This is a Python program that translates the speech into a user input language and plays the translated result to them.
-
The program first asks for source and target language where source is the one you're going to speak and target being the one into which you want to translate it into.
-
Then the program displays the text of what you spoke as well as the translated text.
-
Finally, it plays the audio of the translated text and ends the program afterwards.
This is all possible because of several Python packages; googletrans
, speech_recognition
, playsound
, and gTTS
.
speech_recognition
captures the voice almost accurately and then saves the text format of it inside a variable which we will use later on, we also use that text to print out what we spoke, that is, it prints out the text in its source langauge.
googletrans
translates the given text from speech_recogntion
and also stores it inside a variable. We also print out the target language output.
gTTS
then converts the translated text into audio using Google's famous Text-to-Speech capabilities. The audio is stored inside an "audio.mp3" file which will be used later on.
playsound
then takes that audio.mp3 file and then plays it inside the program and the program ends afterwards.
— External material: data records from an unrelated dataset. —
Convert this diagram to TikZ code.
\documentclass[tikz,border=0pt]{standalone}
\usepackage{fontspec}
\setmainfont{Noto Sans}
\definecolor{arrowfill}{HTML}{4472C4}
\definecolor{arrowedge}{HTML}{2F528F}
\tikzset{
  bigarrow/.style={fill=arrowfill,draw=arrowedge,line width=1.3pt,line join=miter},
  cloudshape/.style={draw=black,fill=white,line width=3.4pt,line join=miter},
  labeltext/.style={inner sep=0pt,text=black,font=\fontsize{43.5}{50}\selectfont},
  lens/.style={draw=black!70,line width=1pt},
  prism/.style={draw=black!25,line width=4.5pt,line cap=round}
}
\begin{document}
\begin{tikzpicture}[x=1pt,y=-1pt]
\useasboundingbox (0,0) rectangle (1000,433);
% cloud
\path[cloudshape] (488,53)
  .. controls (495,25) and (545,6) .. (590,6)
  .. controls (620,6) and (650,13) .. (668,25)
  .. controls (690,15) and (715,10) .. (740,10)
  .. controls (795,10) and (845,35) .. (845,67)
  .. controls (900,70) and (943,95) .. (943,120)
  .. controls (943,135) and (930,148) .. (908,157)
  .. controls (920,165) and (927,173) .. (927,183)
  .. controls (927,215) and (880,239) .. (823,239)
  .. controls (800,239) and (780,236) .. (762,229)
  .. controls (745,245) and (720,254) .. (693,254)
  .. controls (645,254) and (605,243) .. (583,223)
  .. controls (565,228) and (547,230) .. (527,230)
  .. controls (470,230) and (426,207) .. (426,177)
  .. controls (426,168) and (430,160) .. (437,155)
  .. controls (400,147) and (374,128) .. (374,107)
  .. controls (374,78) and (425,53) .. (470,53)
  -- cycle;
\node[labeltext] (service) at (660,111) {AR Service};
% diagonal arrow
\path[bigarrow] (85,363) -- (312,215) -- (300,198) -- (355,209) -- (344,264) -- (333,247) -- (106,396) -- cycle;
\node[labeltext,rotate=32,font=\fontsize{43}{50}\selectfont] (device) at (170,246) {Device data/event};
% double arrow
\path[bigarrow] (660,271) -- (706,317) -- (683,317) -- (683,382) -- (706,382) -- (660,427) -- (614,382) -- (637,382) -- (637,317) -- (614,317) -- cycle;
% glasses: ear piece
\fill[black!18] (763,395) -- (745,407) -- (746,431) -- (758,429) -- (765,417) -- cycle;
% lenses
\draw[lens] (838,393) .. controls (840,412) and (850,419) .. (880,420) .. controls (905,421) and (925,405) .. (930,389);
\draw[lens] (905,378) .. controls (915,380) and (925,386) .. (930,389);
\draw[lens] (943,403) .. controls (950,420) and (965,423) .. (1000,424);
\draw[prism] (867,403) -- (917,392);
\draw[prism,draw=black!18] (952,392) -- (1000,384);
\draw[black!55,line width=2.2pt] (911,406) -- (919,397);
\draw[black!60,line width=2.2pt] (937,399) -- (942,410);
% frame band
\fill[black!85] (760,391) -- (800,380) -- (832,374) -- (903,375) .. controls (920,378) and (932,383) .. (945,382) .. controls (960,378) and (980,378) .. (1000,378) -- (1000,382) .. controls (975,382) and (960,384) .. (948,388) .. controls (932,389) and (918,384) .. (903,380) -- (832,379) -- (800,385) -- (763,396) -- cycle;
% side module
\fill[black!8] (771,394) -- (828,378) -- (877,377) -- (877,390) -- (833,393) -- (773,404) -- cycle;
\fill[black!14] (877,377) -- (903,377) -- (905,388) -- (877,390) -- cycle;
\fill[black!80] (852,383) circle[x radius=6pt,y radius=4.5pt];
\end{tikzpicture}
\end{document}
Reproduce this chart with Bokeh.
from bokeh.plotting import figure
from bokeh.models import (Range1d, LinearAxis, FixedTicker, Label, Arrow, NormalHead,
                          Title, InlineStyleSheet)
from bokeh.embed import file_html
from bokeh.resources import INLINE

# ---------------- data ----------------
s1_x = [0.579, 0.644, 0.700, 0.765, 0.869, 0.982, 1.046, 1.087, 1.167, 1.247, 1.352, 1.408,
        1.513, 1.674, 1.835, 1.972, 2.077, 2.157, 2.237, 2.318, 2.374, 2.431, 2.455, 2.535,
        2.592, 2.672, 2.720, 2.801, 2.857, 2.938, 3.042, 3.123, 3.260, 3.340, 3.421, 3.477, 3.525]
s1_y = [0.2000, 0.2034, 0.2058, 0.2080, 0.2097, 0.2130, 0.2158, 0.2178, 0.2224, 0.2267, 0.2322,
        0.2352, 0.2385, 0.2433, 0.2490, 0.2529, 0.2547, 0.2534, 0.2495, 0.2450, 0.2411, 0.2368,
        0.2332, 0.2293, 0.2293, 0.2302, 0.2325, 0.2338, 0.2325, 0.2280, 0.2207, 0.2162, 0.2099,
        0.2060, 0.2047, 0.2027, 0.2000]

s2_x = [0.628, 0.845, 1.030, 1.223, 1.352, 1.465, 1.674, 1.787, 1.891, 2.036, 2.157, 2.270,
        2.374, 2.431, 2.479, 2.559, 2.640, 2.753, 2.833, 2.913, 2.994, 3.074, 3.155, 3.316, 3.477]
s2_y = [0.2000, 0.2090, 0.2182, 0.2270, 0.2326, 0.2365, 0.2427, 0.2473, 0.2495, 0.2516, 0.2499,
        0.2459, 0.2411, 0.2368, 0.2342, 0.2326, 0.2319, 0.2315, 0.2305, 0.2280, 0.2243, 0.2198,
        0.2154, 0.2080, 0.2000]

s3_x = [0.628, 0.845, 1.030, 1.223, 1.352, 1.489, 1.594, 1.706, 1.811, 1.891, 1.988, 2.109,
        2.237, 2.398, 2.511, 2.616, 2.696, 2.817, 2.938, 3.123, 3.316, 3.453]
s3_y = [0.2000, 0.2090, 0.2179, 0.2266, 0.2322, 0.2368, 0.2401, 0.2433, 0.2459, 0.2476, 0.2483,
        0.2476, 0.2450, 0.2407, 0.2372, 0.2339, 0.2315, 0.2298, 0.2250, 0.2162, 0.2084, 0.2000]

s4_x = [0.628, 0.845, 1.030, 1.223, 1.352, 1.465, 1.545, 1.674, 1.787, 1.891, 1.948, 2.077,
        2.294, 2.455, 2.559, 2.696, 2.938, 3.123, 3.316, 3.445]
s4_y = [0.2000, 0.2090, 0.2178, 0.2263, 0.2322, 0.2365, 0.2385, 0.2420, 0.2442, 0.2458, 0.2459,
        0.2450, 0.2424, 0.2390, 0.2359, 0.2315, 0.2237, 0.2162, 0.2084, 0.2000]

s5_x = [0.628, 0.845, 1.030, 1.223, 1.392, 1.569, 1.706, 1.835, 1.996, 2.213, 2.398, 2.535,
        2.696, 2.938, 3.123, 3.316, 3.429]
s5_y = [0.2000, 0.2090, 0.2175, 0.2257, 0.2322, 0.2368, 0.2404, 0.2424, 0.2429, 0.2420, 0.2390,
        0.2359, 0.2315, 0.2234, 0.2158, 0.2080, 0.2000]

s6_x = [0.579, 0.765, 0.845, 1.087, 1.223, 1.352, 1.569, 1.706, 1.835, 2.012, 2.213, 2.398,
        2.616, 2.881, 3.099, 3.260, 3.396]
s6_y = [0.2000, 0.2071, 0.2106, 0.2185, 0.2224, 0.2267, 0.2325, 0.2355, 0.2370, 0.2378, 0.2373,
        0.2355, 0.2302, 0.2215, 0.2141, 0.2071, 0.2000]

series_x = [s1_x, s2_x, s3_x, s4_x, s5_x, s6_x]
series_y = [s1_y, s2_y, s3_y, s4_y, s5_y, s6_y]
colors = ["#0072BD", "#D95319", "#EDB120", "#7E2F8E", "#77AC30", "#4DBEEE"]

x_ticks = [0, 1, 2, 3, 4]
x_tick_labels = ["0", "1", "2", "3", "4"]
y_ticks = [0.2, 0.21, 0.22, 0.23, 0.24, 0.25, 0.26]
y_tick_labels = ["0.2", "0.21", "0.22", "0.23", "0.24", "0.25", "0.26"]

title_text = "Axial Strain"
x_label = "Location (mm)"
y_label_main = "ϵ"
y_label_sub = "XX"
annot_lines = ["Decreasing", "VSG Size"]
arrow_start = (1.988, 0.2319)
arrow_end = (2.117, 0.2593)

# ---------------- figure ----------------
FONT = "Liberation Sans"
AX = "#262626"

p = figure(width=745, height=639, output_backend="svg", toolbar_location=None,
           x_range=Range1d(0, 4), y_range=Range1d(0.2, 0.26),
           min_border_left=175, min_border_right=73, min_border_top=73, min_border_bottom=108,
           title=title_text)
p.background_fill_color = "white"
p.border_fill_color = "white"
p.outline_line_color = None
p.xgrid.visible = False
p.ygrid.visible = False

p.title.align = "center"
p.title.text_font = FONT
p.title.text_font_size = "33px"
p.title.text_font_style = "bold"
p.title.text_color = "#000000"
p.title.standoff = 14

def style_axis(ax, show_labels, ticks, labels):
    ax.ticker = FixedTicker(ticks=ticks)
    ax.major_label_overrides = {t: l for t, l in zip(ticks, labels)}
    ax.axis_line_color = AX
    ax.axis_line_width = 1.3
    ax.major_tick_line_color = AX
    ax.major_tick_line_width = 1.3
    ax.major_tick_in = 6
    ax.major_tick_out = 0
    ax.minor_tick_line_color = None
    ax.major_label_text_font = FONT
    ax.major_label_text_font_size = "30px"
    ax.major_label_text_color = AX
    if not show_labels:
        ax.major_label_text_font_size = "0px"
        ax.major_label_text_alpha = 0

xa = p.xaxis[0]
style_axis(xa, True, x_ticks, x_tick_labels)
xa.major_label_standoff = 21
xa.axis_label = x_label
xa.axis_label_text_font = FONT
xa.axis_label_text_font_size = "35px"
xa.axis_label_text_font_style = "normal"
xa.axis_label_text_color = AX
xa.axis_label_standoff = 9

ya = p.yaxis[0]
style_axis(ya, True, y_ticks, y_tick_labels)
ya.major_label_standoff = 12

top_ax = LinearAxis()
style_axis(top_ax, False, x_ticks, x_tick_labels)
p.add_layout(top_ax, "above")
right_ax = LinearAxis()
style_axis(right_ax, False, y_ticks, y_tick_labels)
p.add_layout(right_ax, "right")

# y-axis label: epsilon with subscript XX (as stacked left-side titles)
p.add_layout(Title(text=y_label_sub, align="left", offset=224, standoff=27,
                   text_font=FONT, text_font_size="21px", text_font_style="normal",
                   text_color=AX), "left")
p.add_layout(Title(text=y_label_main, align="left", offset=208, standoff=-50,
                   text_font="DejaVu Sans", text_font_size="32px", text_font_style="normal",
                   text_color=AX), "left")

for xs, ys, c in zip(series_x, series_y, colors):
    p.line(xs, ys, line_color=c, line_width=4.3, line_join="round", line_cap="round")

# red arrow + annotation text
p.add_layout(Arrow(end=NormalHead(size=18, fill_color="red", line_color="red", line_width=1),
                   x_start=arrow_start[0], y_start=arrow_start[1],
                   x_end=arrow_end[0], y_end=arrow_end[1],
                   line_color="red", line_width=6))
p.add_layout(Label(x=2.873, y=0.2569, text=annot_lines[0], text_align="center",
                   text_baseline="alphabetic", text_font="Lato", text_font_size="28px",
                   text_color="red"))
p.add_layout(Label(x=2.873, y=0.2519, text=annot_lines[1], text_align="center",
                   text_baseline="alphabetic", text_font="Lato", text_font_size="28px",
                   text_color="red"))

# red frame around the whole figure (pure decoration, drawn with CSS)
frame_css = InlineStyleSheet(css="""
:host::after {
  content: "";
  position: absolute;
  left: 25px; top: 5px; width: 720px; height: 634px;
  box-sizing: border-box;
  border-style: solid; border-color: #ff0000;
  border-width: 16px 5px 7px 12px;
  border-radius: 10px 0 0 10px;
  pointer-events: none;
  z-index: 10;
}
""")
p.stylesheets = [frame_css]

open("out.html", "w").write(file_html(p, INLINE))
Pre-requisites are on how to make a virtual environment in Python and on how to use the "requirements.txt" file to install the dependencies for the program.
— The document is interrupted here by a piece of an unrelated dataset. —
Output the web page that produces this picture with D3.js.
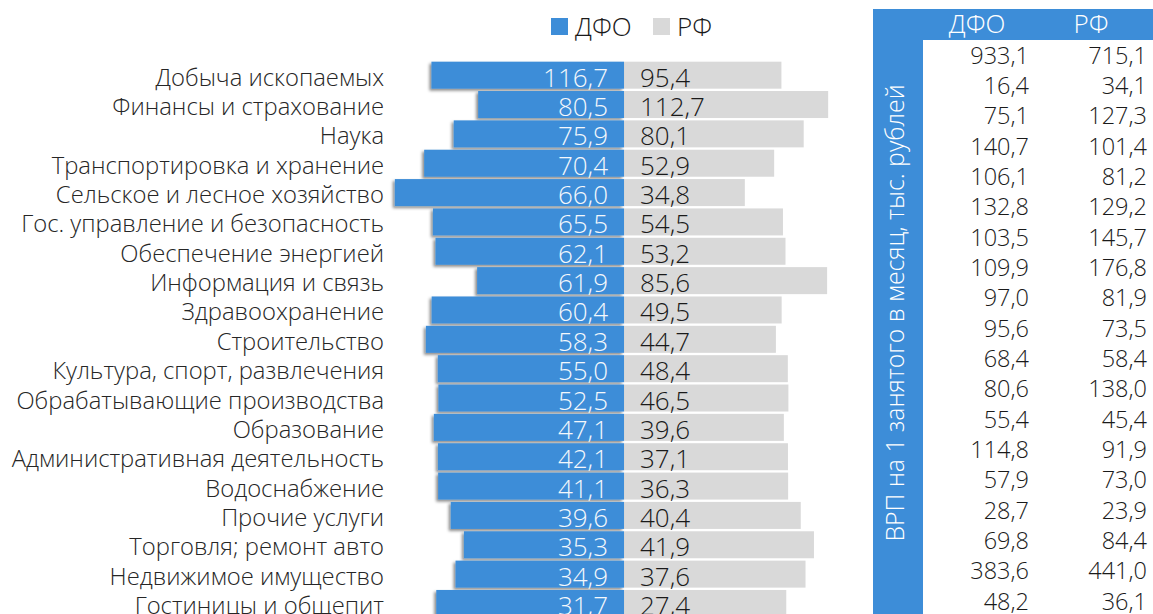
<!DOCTYPE html>
<html>
<head>
<meta charset="utf-8">
<script src="https://cdn.jsdelivr.net/npm/d3@7"></script>
<style>
  body { margin: 0; background: #fff; }
  svg { display: block; font-family: 'Open Sans', sans-serif; font-weight: 300; }
</style>
</head>
<body>
<svg></svg>
<script>
let categories = ['Добыча ископаемых', 'Финансы и страхование', 'Наука', 'Транспортировка и хранение',
  'Сельское и лесное хозяйство', 'Гос. управление и безопасность', 'Обеспечение энергией',
  'Информация и связь', 'Здравоохранение', 'Строительство', 'Культура, спорт, развлечения',
  'Обрабатывающие производства', 'Образование', 'Административная деятельность', 'Водоснабжение',
  'Прочие услуги', 'Торговля; ремонт авто', 'Недвижимое имущество', 'Гостиницы и общепит'];

// зарплата, тыс. руб.
let dfoValues = [116.7, 80.5, 75.9, 70.4, 66.0, 65.5, 62.1, 61.9, 60.4, 58.3, 55.0, 52.5, 47.1, 42.1, 41.1, 39.6, 35.3, 34.9, 31.7];
let rfValues = [95.4, 112.7, 80.1, 52.9, 34.8, 54.5, 53.2, 85.6, 49.5, 44.7, 48.4, 46.5, 39.6, 37.1, 36.3, 40.4, 41.9, 37.6, 27.4];

// ВРП на 1 занятого
let tableDfo = [933.1, 16.4, 75.1, 140.7, 106.1, 132.8, 103.5, 109.9, 97.0, 95.6, 68.4, 80.6, 55.4, 114.8, 57.9, 28.7, 69.8, 383.6, 48.2];
let tableRf = [715.1, 34.1, 127.3, 101.4, 81.2, 129.2, 145.7, 176.8, 81.9, 73.5, 58.4, 138.0, 45.4, 91.9, 73.0, 23.9, 84.4, 441.0, 36.1];

let seriesNames = ['ДФО', 'РФ'];
let tableTitle = 'ВРП на 1 занятого в месяц, тыс. рублей';

let width = 1153;
let height = 614;
let blue = '#3d8dd8';
let grey = '#d9d9d9';
let split = 624;
let fullWidth = 350;

let fmt = (v) => d3.format('.1f')(v).replace('.', ',');

let rows = categories.map((c, i) => ({
  name: c,
  dfo: dfoValues[i],
  rf: rfValues[i],
  share: dfoValues[i] / (dfoValues[i] + rfValues[i])
}));

let svg = d3.select('svg').attr('width', width).attr('height', height);

let defs = svg.append('defs');
defs.append('filter')
    .attr('id', 'shadow')
    .attr('x', '-10%').attr('y', '-30%').attr('width', '120%').attr('height', '160%')
    .append('feDropShadow')
    .attr('dx', -2).attr('dy', 2)
    .attr('stdDeviation', 1.8)
    .attr('flood-color', '#000')
    .attr('flood-opacity', 0.45);

let yScale = d3.scaleBand()
               .domain(categories)
               .range([60.5, 60.5 + 19 * 29.35])
               .paddingInner(0.08)
               .paddingOuter(0.04);

// доля ДФО влево, доля РФ вправо от линии раздела
let leftScale = d3.scaleLinear().domain([0, 1]).range([split, split - fullWidth]);
let rightScale = d3.scaleLinear().domain([0, 1]).range([split, split + fullWidth]);

let drawBars = () => {
  svg.selectAll('.bar-rf')
     .data(rows)
     .enter()
     .append('rect')
     .attr('class', 'bar-rf')
     .attr('x', split)
     .attr('y', (d) => yScale(d.name))
     .attr('width', (d) => rightScale(1 - d.share) - split)
     .attr('height', yScale.bandwidth())
     .attr('fill', grey);

  svg.selectAll('.bar-dfo')
     .data(rows)
     .enter()
     .append('rect')
     .attr('class', 'bar-dfo')
     .attr('x', (d) => leftScale(d.share))
     .attr('y', (d) => yScale(d.name))
     .attr('width', (d) => split - leftScale(d.share))
     .attr('height', yScale.bandwidth())
     .attr('fill', blue)
     .attr('filter', 'url(#shadow)');

  svg.selectAll('.lbl-dfo')
     .data(rows)
     .enter()
     .append('text')
     .attr('x', split - 16)
     .attr('y', (d) => yScale(d.name) + 25)
     .attr('text-anchor', 'end')
     .attr('font-size', 26)
     .attr('fill', '#f4f8fc')
     .text((d) => fmt(d.dfo));

  svg.selectAll('.lbl-rf')
     .data(rows)
     .enter()
     .append('text')
     .attr('x', split + 16)
     .attr('y', (d) => yScale(d.name) + 25)
     .attr('font-size', 26)
     .attr('fill', '#1a1a1a')
     .text((d) => fmt(d.rf));
}

let drawAxis = () => {
  let yAxis = d3.axisLeft(yScale).tickSize(0).tickPadding(0);
  let g = svg.append('g')
             .attr('transform', 'translate(384,0)')
             .call(yAxis);
  g.select('.domain').remove();
  g.selectAll('text')
   .attr('font-size', 23.8)
   .attr('font-family', "'Open Sans', sans-serif")
   .attr('fill', '#262626')
   .attr('dy', null)
   .attr('y', 10.5);
}

let drawLegend = () => {
  let legendX = [551, 653];
  let lg = svg.append('g');
  seriesNames.forEach((s, i) => {
    lg.append('rect')
      .attr('x', legendX[i]).attr('y', 18)
      .attr('width', 17).attr('height', 17)
      .attr('fill', i == 0 ? blue : grey);
    lg.append('text')
      .attr('x', legendX[i] + 24).attr('y', 36)
      .attr('font-size', 26)
      .attr('fill', '#1a1a1a')
      .text(s);
  });
}

let drawTable = () => {
  // синяя рамка: шапка и боковая полоса
  svg.append('rect').attr('x', 873).attr('y', 9).attr('width', width - 873).attr('height', 31).attr('fill', blue);
  svg.append('rect').attr('x', 873).attr('y', 9).attr('width', 50).attr('height', height - 9).attr('fill', blue);

  let colX = [977, 1091];
  seriesNames.forEach((s, i) => {
    svg.append('text')
       .attr('x', colX[i]).attr('y', 33)
       .attr('text-anchor', 'middle')
       .attr('font-size', 26)
       .attr('fill', '#fff')
       .text(s);
  });

  svg.append('text')
     .attr('transform', 'translate(904,313) rotate(-90)')
     .attr('text-anchor', 'middle')
     .attr('font-size', 24.8)
     .attr('fill', '#fff')
     .text(tableTitle);

  let rowScale = d3.scalePoint()
                   .domain(d3.range(tableDfo.length))
                   .range([55, 601]);

  let cols = [tableDfo, tableRf];
  let colRight = [1029, 1147];
  cols.forEach((col, c) => {
    svg.selectAll('.tcol' + c)
       .data(col)
       .enter()
       .append('text')
       .attr('class', 'tcol' + c)
       .attr('x', colRight[c])
       .attr('y', (d, i) => rowScale(i) + 8.5)
       .attr('text-anchor', 'end')
       .attr('font-size', 23.5)
       .attr('fill', '#1a1a1a')
       .text((d) => fmt(d));
  });
}

drawBars();
drawAxis();
drawLegend();
drawTable();
</script>
</body>
</html>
Make sure to use the packages inside the requirements.txt file since there are some packages with specific versions being used and won't work otherwise.
Afterwards, just install the requirements.txt file inside a virtual environment and then run the app.py
file.
There is no restriction to use a virtual environment, but it helps not bog down space by not installing too many unnecessary packages which won't be used from outside a single program.
An executable will be made available when I get the time to make it, but until then, this is the only method.